Je pense donc où suis-je ?
Vous n'y aviez probablement pas encore songé mais le confinement peut être l'expérience des confins et de la fin des confins.
Dans son nouvel essai, Où suis-je ? Leçons du confinement à l'usage des terrestres, la thèse du philosophe et sociologue des sciences Bruno Latour est simple : le confinement, si l'on en tire toutes les conséquences - que l'auteur déroule pour nous à partir d'une passionnante relecture de la Métamophose de Kafka et du devenir-termite de l'être humain -, peut nous libérer. Il nous délivre d'un certain modèle de développement d'espèce et d'une manière de vivre sur terre, et non pas avec Terre (ou ce que Latour, reprenant le mot de Lovelock et Margulis, a ailleurs appelé Gaïa). "D'un côté, la liberté est brimée par le confinement, de l'autre, nous nous libérons enfin de l'infini."
Notre affaire s'est construite dans l'histoire humaine en trois temps (en réalité 2 + 1 programmatique) :
a) Tout d'abord la religion - prémoderne - a séparé le monde en deux, entre une couche matérielle, où nous vivons et souffrons, et une couche "spirituelle" supérieure où nous sommes destinés à vivre heureux si nous agissons comme il convient. "Fin apparemment du confinement : enfin une porte de sortie - du moins pour les morts roulés dans leur linceul."
b) La modernité a ensuite laïcisé, sécularisé cet ordre des jours. On a rematérialisé le monde spirituel, c'est le progrès, l'abondance promise par l'économie ; le définitif devenait empirique. Mais en faisant cela, le confinement des êtres humains est devenu pire car les modernes ont dans ce monde rendu impossible notre '"aterrissage" : "Si l'appel du paradis empêchait les peuples d'agir, l'impossible réalisation du paradis sur terre a fini par paralyser toutes les formes d'action 'pour s'en sortir'."

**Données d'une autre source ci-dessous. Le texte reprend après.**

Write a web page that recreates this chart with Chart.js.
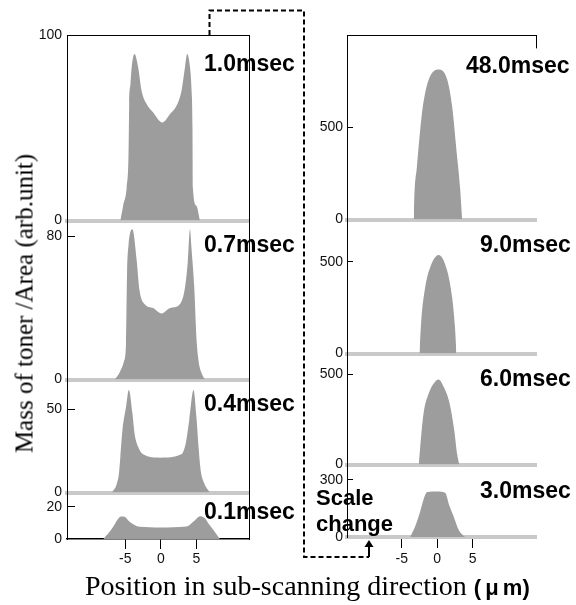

c) C'est là qu'intervient le confinement en ce qu'il nous invite (on connaît ce leitmotiv latourien) à remettre en cause les oppositions modernes binaires entre nature et culture, animaux et humains, sujet et objet, et ainsi de suite, par quoi il croise le chemin de la nouvelle urgence climatique et des manières dont nous pouvons espérer y répondre en nous tournant vers une pensée non moderne. Le confinement nous a appris que le monde de l'économie, qui a dirigé nos vies pendant des siècles et menace de continuer à le faire, est "un monde que personne n'avait jamais habité". C'est précisément cette économie, ou "Economie", que le confinement discrédite en disqualifiant les frontières au profit d'une expérience des enchevêtrement continués entre les terrestres (qui est celle des êtres sur Terre), où tout touche à tout, tout se poursuit dans tout, tout est ouvert à tout, "tout est vivant". L'Economie fonctionne comme la Nature des naturalistes (qui est tout autant une invention) ; au contraire l'écologie est "ce que devient l'Economie quand la description reprend". En nous sortant de notre égoïsme (entretenu par l'Economie et la croyance dans les lois de la Nature), le confinement nous invite à "nous égailler dans toutes les directions". "Si l'oxygène que je respire provient des bactéries, les poumons qui le respirent proviennent de ces lignées immensément longues qui s'en sont saisies comme d'une chance. Et moi, c'est la chance que j'ai de surfer quelque temps sur cette vague immense que je désigne comme 'mon corps'." Pour le dire autrement : je ne suis plus un point spatial (comme le voulait Descartes), localisé, mais je suis un pli leibnizien, non plus une "ligne de fuite" (comme dans la perspective des sujets de la peinture), mais une "ligne de vie".
On peut discuter à de nombreux endroits le dernier livre de Latour, et c'est tant mieux, il n'en reste pas moins une étape importante pour nous enseigner comment tirer des leçons utiles et joyeuses de la crise sanitaire que nous continuons de traverser.